## DATA LINES
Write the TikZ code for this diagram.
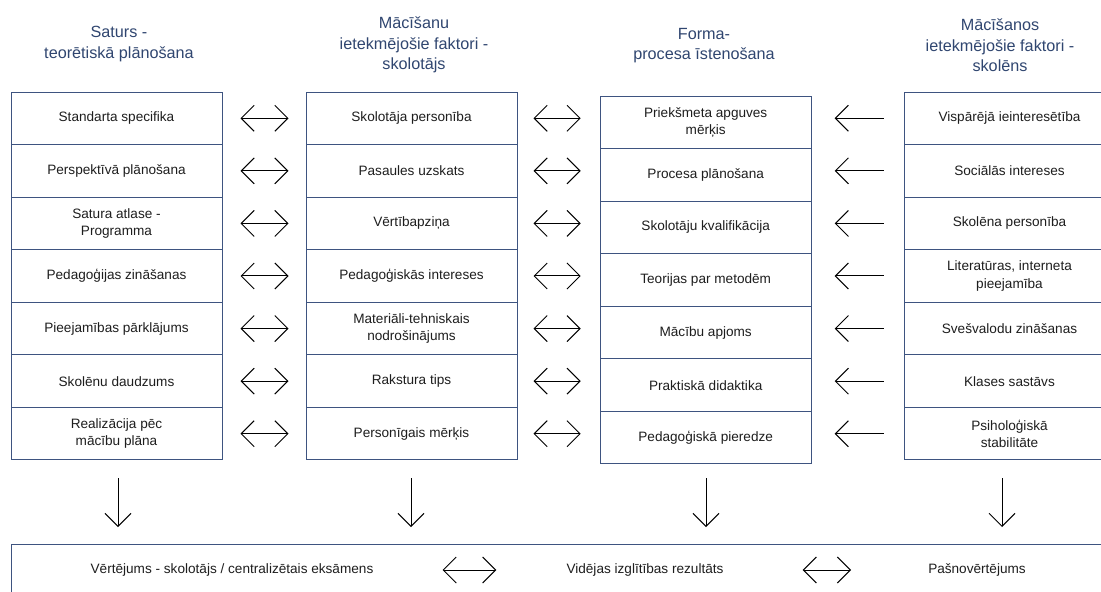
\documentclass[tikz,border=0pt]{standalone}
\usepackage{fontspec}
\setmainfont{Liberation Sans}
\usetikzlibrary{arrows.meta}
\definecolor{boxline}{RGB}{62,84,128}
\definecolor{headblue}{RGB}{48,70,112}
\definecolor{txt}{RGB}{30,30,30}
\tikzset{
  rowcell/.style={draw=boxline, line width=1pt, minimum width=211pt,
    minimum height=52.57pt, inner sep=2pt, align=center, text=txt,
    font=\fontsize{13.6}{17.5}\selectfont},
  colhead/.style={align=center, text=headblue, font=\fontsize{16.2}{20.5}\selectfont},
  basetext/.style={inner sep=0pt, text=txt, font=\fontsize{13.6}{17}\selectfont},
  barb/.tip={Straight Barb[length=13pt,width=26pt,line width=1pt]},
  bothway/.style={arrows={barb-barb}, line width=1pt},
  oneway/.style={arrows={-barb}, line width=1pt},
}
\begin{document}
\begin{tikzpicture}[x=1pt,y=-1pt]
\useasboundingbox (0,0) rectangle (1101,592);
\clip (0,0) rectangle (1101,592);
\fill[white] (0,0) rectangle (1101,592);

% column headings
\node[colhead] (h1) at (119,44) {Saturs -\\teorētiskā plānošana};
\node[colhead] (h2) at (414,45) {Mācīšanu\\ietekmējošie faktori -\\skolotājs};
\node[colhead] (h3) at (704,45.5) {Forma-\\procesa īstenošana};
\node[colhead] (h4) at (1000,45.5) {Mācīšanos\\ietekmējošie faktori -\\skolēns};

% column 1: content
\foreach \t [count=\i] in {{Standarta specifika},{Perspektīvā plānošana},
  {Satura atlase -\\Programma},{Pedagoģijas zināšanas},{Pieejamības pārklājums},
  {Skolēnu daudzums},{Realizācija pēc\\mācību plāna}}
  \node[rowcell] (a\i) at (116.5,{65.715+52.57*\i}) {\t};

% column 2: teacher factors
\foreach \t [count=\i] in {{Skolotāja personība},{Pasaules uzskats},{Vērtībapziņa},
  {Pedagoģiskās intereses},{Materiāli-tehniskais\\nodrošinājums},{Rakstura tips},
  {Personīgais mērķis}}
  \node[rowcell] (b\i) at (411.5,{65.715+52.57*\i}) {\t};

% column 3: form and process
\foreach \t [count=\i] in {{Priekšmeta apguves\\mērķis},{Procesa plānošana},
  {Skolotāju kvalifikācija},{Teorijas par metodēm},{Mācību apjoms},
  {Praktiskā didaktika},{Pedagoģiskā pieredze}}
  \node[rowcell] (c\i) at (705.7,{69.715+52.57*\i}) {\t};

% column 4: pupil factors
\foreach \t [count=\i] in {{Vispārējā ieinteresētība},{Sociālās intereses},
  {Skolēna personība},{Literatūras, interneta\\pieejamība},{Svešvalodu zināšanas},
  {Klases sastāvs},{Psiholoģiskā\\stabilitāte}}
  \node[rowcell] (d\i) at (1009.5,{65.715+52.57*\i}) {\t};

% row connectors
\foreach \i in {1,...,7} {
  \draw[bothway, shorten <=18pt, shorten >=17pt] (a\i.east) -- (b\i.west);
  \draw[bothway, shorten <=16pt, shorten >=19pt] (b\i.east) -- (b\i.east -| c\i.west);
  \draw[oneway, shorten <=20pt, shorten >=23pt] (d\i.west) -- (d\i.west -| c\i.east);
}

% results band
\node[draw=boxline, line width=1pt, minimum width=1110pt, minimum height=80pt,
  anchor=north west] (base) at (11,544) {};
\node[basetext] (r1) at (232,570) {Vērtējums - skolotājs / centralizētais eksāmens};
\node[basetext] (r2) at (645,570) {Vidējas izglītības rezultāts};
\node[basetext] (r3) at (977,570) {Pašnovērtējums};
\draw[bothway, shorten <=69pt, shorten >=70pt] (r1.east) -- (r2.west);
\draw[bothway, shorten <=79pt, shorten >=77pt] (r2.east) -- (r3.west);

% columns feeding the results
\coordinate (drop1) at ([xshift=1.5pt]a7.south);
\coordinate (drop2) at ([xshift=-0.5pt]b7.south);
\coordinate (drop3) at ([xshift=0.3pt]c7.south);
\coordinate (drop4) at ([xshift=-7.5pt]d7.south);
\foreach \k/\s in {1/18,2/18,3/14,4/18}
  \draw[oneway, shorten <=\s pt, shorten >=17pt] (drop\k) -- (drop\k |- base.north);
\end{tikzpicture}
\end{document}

## DO THIS
Without the pictures, repeat the listing above exactly.

## OUTPUT OF THE EXERCISE
Write the TikZ code for this diagram.
\documentclass[tikz,border=0pt]{standalone}
\usepackage{fontspec}
\setmainfont{Liberation Sans}
\usetikzlibrary{arrows.meta}
\definecolor{boxline}{RGB}{62,84,128}
\definecolor{headblue}{RGB}{48,70,112}
\definecolor{txt}{RGB}{30,30,30}
\tikzset{
  rowcell/.style={draw=boxline, line width=1pt, minimum width=211pt,
    minimum height=52.57pt, inner sep=2pt, align=center, text=txt,
    font=\fontsize{13.6}{17.5}\selectfont},
  colhead/.style={align=center, text=headblue, font=\fontsize{16.2}{20.5}\selectfont},
  basetext/.style={inner sep=0pt, text=txt, font=\fontsize{13.6}{17}\selectfont},
  barb/.tip={Straight Barb[length=13pt,width=26pt,line width=1pt]},
  bothway/.style={arrows={barb-barb}, line width=1pt},
  oneway/.style={arrows={-barb}, line width=1pt},
}
\begin{document}
\begin{tikzpicture}[x=1pt,y=-1pt]
\useasboundingbox (0,0) rectangle (1101,592);
\clip (0,0) rectangle (1101,592);
\fill[white] (0,0) rectangle (1101,592);

% column headings
\node[colhead] (h1) at (119,44) {Saturs -\\teorētiskā plānošana};
\node[colhead] (h2) at (414,45) {Mācīšanu\\ietekmējošie faktori -\\skolotājs};
\node[colhead] (h3) at (704,45.5) {Forma-\\procesa īstenošana};
\node[colhead] (h4) at (1000,45.5) {Mācīšanos\\ietekmējošie faktori -\\skolēns};

% column 1: content
\foreach \t [count=\i] in {{Standarta specifika},{Perspektīvā plānošana},
  {Satura atlase -\\Programma},{Pedagoģijas zināšanas},{Pieejamības pārklājums},
  {Skolēnu daudzums},{Realizācija pēc\\mācību plāna}}
  \node[rowcell] (a\i) at (116.5,{65.715+52.57*\i}) {\t};

% column 2: teacher factors
\foreach \t [count=\i] in {{Skolotāja personība},{Pasaules uzskats},{Vērtībapziņa},
  {Pedagoģiskās intereses},{Materiāli-tehniskais\\nodrošinājums},{Rakstura tips},
  {Personīgais mērķis}}
  \node[rowcell] (b\i) at (411.5,{65.715+52.57*\i}) {\t};

% column 3: form and process
\foreach \t [count=\i] in {{Priekšmeta apguves\\mērķis},{Procesa plānošana},
  {Skolotāju kvalifikācija},{Teorijas par metodēm},{Mācību apjoms},
  {Praktiskā didaktika},{Pedagoģiskā pieredze}}
  \node[rowcell] (c\i) at (705.7,{69.715+52.57*\i}) {\t};

% column 4: pupil factors
\foreach \t [count=\i] in {{Vispārējā ieinteresētība},{Sociālās intereses},
  {Skolēna personība},{Literatūras, interneta\\pieejamība},{Svešvalodu zināšanas},
  {Klases sastāvs},{Psiholoģiskā\\stabilitāte}}
  \node[rowcell] (d\i) at (1009.5,{65.715+52.57*\i}) {\t};

% row connectors
\foreach \i in {1,...,7} {
  \draw[bothway, shorten <=18pt, shorten >=17pt] (a\i.east) -- (b\i.west);
  \draw[bothway, shorten <=16pt, shorten >=19pt] (b\i.east) -- (b\i.east -| c\i.west);
  \draw[oneway, shorten <=20pt, shorten >=23pt] (d\i.west) -- (d\i.west -| c\i.east);
}

% results band
\node[draw=boxline, line width=1pt, minimum width=1110pt, minimum height=80pt,
  anchor=north west] (base) at (11,544) {};
\node[basetext] (r1) at (232,570) {Vērtējums - skolotājs / centralizētais eksāmens};
\node[basetext] (r2) at (645,570) {Vidējas izglītības rezultāts};
\node[basetext] (r3) at (977,570) {Pašnovērtējums};
\draw[bothway, shorten <=69pt, shorten >=70pt] (r1.east) -- (r2.west);
\draw[bothway, shorten <=79pt, shorten >=77pt] (r2.east) -- (r3.west);

% columns feeding the results
\coordinate (drop1) at ([xshift=1.5pt]a7.south);
\coordinate (drop2) at ([xshift=-0.5pt]b7.south);
\coordinate (drop3) at ([xshift=0.3pt]c7.south);
\coordinate (drop4) at ([xshift=-7.5pt]d7.south);
\foreach \k/\s in {1/18,2/18,3/14,4/18}
  \draw[oneway, shorten <=\s pt, shorten >=17pt] (drop\k) -- (drop\k |- base.north);
\end{tikzpicture}
\end{document}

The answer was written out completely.